小栗さん:どのようにリフレッシュしたかはすべて写真にとって記録しています。歴代の担当者からのノウハウの伝授もあります。その経験を通じ、年を経てどこが劣化していくかも把握できているので、取り換える部品をあらかじめ入手しておくという対応もNSXリフレッシュプランで続けてきました。そのノウハウのすべてを、これからのレストアサービスに活かすことができます。

神田さん:当然ながら、部分的な部品交換を行っても問題ないことを私が在籍する開発部門で、メンバーを集めて対応の仕方をじっくりと検討しました。たとえば、A.L.B.のモーターも、はじめは交換部品がなくシステムの修理ができなかったのですが、モーターはリビルトで修理できるかもとアドバイスをくれました。メンバーを集めてくれたのも、初代NSXの元開発メンバーたちです。“やろう”となったら人のつながりで部門を超えて集まる。そこはHondaのよさだと思います。

小栗さん:僕もNSXリフレッシュプランで部品の対応で困ったときに、開発部門で初代NSXに関わっていた方に相談したところ、二つ返事で快く応じていただきました。その相談の途中でその方は卒業されたんですけど、後任の方も紹介いただいたので活動が継続できました。これがHondaなんですね。

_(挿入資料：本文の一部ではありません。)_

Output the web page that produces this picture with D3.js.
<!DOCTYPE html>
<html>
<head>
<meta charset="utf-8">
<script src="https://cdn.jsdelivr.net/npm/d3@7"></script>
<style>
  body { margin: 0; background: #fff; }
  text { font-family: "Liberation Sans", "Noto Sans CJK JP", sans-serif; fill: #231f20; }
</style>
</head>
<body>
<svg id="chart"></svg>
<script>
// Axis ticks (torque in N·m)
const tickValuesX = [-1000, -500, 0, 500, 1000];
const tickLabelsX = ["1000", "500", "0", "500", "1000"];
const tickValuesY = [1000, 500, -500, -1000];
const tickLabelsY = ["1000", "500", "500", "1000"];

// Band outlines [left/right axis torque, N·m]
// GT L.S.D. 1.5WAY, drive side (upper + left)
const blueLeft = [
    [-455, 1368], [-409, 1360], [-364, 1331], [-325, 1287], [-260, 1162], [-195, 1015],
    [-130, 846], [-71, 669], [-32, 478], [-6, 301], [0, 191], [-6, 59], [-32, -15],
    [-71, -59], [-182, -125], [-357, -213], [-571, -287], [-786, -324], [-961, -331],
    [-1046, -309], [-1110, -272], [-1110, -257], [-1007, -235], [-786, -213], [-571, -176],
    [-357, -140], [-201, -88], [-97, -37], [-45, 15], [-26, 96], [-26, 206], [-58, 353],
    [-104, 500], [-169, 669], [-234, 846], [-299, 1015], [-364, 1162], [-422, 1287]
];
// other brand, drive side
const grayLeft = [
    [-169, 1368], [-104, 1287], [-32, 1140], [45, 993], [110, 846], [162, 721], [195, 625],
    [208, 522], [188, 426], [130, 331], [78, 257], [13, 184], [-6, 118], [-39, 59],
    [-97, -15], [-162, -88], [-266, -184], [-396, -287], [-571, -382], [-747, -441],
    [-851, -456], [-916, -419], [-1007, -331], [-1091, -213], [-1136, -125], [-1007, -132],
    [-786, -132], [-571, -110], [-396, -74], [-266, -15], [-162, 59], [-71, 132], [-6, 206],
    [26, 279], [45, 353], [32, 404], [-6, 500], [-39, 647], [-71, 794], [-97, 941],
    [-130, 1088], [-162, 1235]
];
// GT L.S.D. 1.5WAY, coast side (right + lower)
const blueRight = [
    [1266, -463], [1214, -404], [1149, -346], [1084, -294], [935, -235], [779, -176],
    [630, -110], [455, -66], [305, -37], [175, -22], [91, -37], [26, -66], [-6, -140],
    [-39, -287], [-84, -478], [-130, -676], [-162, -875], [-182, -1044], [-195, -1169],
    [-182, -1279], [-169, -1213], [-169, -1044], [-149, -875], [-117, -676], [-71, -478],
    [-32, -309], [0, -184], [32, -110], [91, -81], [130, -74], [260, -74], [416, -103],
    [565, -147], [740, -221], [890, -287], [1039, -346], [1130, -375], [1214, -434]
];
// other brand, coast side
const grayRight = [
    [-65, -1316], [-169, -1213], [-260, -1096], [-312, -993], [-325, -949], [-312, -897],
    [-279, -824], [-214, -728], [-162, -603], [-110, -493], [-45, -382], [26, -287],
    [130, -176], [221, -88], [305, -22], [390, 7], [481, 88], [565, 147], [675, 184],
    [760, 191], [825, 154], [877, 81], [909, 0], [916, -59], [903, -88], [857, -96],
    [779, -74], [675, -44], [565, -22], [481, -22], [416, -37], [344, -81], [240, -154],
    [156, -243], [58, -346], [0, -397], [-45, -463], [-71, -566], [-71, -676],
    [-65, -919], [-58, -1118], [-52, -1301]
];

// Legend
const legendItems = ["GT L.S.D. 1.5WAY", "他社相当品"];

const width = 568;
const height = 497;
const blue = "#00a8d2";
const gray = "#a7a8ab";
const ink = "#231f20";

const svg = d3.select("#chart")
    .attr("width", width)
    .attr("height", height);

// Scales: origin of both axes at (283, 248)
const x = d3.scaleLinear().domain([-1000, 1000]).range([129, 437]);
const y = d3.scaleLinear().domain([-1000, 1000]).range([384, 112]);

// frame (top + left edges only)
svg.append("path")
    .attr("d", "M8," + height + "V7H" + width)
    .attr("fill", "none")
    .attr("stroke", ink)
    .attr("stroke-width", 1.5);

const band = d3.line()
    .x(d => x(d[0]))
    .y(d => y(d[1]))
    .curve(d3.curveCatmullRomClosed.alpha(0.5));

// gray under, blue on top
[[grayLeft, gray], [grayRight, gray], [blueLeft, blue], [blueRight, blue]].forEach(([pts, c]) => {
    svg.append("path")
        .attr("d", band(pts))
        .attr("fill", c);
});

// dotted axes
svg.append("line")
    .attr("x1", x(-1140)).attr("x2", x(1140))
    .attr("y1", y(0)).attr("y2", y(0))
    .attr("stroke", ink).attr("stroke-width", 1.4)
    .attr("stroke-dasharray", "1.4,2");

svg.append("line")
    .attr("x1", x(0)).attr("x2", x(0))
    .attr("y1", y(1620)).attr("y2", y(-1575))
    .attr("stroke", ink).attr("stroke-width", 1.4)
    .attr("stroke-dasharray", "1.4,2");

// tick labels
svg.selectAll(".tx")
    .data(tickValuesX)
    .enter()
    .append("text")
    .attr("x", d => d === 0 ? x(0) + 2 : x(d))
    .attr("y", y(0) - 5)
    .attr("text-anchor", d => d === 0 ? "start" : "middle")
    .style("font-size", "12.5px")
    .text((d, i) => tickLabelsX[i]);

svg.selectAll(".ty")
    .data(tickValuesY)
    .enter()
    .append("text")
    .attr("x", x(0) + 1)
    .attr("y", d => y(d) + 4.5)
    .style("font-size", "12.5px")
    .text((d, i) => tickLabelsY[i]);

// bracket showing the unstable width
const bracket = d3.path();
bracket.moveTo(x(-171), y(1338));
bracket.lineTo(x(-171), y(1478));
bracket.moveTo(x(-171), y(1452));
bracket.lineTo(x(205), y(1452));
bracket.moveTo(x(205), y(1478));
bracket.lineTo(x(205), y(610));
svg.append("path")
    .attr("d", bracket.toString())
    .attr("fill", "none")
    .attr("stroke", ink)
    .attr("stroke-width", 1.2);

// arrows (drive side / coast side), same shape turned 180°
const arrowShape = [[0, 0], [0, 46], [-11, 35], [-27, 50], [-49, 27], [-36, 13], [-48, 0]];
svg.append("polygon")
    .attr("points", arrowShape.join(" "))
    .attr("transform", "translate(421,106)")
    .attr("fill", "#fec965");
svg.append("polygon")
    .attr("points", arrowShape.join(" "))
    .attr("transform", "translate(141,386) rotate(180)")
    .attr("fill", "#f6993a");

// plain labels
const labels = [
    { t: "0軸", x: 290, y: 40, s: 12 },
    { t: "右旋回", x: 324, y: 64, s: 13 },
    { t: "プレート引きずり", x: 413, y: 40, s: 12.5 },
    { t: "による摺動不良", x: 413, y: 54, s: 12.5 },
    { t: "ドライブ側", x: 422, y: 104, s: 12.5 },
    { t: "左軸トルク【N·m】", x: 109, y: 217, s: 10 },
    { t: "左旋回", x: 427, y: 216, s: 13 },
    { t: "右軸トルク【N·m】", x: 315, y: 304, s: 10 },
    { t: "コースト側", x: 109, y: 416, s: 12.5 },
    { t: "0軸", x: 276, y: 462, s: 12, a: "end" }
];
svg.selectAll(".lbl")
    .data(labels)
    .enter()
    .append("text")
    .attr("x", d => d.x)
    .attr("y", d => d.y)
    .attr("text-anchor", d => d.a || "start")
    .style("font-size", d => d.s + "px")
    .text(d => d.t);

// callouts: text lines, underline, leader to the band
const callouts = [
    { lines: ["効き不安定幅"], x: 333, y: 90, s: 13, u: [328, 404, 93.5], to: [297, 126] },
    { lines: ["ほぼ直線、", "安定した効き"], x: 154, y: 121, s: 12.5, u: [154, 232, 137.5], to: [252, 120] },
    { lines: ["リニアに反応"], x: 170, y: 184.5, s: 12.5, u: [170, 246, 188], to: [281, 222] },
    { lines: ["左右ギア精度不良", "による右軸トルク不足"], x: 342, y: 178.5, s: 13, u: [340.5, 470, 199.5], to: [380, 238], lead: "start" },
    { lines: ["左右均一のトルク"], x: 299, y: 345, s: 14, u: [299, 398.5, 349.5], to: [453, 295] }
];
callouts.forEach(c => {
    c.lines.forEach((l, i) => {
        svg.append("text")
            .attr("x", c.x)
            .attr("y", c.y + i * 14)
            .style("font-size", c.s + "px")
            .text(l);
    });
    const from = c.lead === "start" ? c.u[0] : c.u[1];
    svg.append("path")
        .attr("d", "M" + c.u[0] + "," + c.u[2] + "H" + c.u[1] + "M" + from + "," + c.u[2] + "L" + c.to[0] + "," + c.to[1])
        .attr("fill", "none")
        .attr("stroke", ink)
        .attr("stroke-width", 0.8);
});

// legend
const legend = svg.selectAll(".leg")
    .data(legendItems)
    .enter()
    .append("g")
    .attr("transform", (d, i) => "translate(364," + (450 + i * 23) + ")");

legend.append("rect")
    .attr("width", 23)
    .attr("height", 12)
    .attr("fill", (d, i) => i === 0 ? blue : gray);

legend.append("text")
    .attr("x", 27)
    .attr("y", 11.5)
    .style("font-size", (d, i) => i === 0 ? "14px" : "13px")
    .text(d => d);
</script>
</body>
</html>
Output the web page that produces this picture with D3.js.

仕事に対する姿勢も「人間中心」なんです。

加藤さん:これまでのHondaの経験に加え、NSXを支えてくださっているショップのみなさまとも手を取り合いながら、1日でも長く初代NSXを守っていきたいと思っています。
そして、ノウハウを蓄積し、さらに他のHondaスポーツカーにもプロジェクトを広げていけたらと考えています。